═════ GIVEN MATERIAL

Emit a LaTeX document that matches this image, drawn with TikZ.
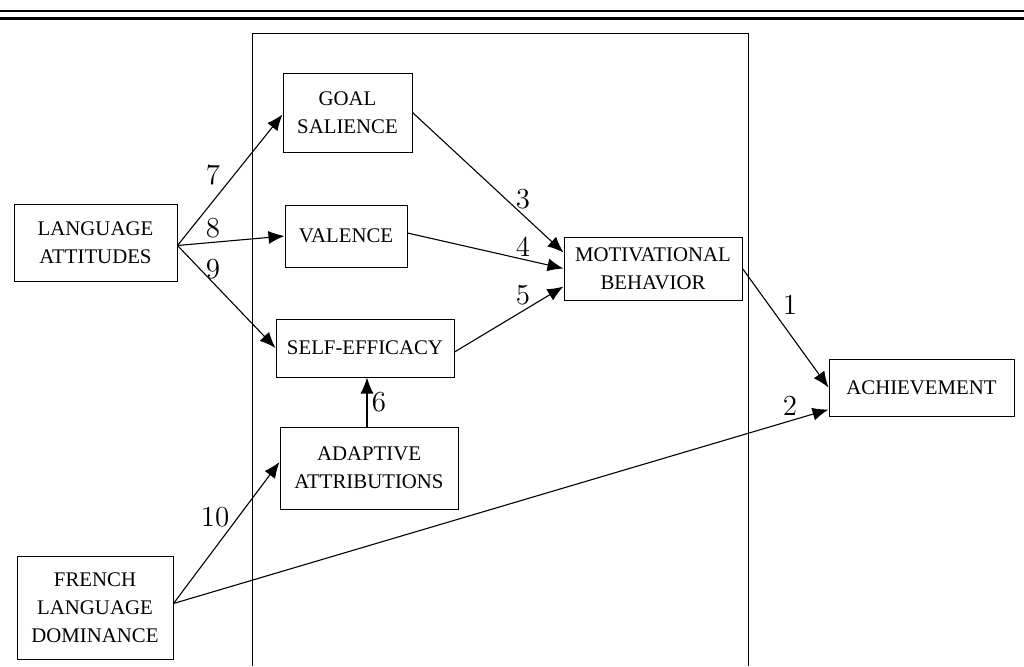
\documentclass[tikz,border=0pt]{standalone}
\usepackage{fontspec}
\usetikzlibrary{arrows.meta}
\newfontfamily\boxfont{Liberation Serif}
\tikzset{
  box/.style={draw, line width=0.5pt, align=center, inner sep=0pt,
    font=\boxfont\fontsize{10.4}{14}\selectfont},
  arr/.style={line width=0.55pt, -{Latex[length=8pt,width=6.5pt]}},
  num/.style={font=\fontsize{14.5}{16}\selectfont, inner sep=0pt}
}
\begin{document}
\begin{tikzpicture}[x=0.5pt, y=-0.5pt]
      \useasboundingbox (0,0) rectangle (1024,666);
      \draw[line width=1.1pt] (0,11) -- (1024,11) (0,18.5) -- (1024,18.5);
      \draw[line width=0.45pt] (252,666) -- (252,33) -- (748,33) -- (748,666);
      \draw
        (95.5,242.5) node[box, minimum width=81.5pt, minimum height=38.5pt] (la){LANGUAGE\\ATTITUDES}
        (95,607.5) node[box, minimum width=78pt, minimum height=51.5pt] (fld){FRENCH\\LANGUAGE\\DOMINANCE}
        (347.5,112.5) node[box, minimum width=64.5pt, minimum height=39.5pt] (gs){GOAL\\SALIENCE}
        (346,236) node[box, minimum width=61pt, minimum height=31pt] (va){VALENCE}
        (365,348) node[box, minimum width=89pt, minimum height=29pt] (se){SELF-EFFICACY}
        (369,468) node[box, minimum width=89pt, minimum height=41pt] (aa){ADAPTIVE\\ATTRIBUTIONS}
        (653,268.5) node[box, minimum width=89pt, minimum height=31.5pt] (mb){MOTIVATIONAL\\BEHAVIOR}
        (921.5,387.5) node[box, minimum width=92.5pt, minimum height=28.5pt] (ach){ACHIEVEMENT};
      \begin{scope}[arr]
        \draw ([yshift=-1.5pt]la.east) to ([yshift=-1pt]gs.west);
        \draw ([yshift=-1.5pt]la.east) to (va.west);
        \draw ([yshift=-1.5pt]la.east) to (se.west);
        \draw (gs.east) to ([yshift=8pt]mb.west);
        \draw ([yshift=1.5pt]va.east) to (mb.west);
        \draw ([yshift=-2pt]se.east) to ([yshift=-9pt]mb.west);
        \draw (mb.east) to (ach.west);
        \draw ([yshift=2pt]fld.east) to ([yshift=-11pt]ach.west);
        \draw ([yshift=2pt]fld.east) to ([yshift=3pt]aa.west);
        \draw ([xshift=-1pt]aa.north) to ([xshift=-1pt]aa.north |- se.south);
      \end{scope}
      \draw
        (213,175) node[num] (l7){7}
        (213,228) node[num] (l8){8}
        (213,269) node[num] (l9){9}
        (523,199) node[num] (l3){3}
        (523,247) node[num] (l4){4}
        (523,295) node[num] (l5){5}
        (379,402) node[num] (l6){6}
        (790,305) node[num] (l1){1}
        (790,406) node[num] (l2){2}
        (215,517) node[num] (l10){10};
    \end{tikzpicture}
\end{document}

══════════

▶ [WHAT YOU SHOULD DO] Repeat the material above in full and unchanged, minus its images.

▶ [OUTPUT]
Emit a LaTeX document that matches this image, drawn with TikZ.
\documentclass[tikz,border=0pt]{standalone}
\usepackage{fontspec}
\usetikzlibrary{arrows.meta}
\newfontfamily\boxfont{Liberation Serif}
\tikzset{
  box/.style={draw, line width=0.5pt, align=center, inner sep=0pt,
    font=\boxfont\fontsize{10.4}{14}\selectfont},
  arr/.style={line width=0.55pt, -{Latex[length=8pt,width=6.5pt]}},
  num/.style={font=\fontsize{14.5}{16}\selectfont, inner sep=0pt}
}
\begin{document}
\begin{tikzpicture}[x=0.5pt, y=-0.5pt]
      \useasboundingbox (0,0) rectangle (1024,666);
      \draw[line width=1.1pt] (0,11) -- (1024,11) (0,18.5) -- (1024,18.5);
      \draw[line width=0.45pt] (252,666) -- (252,33) -- (748,33) -- (748,666);
      \draw
        (95.5,242.5) node[box, minimum width=81.5pt, minimum height=38.5pt] (la){LANGUAGE\\ATTITUDES}
        (95,607.5) node[box, minimum width=78pt, minimum height=51.5pt] (fld){FRENCH\\LANGUAGE\\DOMINANCE}
        (347.5,112.5) node[box, minimum width=64.5pt, minimum height=39.5pt] (gs){GOAL\\SALIENCE}
        (346,236) node[box, minimum width=61pt, minimum height=31pt] (va){VALENCE}
        (365,348) node[box, minimum width=89pt, minimum height=29pt] (se){SELF-EFFICACY}
        (369,468) node[box, minimum width=89pt, minimum height=41pt] (aa){ADAPTIVE\\ATTRIBUTIONS}
        (653,268.5) node[box, minimum width=89pt, minimum height=31.5pt] (mb){MOTIVATIONAL\\BEHAVIOR}
        (921.5,387.5) node[box, minimum width=92.5pt, minimum height=28.5pt] (ach){ACHIEVEMENT};
      \begin{scope}[arr]
        \draw ([yshift=-1.5pt]la.east) to ([yshift=-1pt]gs.west);
        \draw ([yshift=-1.5pt]la.east) to (va.west);
        \draw ([yshift=-1.5pt]la.east) to (se.west);
        \draw (gs.east) to ([yshift=8pt]mb.west);
        \draw ([yshift=1.5pt]va.east) to (mb.west);
        \draw ([yshift=-2pt]se.east) to ([yshift=-9pt]mb.west);
        \draw (mb.east) to (ach.west);
        \draw ([yshift=2pt]fld.east) to ([yshift=-11pt]ach.west);
        \draw ([yshift=2pt]fld.east) to ([yshift=3pt]aa.west);
        \draw ([xshift=-1pt]aa.north) to ([xshift=-1pt]aa.north |- se.south);
      \end{scope}
      \draw
        (213,175) node[num] (l7){7}
        (213,228) node[num] (l8){8}
        (213,269) node[num] (l9){9}
        (523,199) node[num] (l3){3}
        (523,247) node[num] (l4){4}
        (523,295) node[num] (l5){5}
        (379,402) node[num] (l6){6}
        (790,305) node[num] (l1){1}
        (790,406) node[num] (l2){2}
        (215,517) node[num] (l10){10};
    \end{tikzpicture}
\end{document}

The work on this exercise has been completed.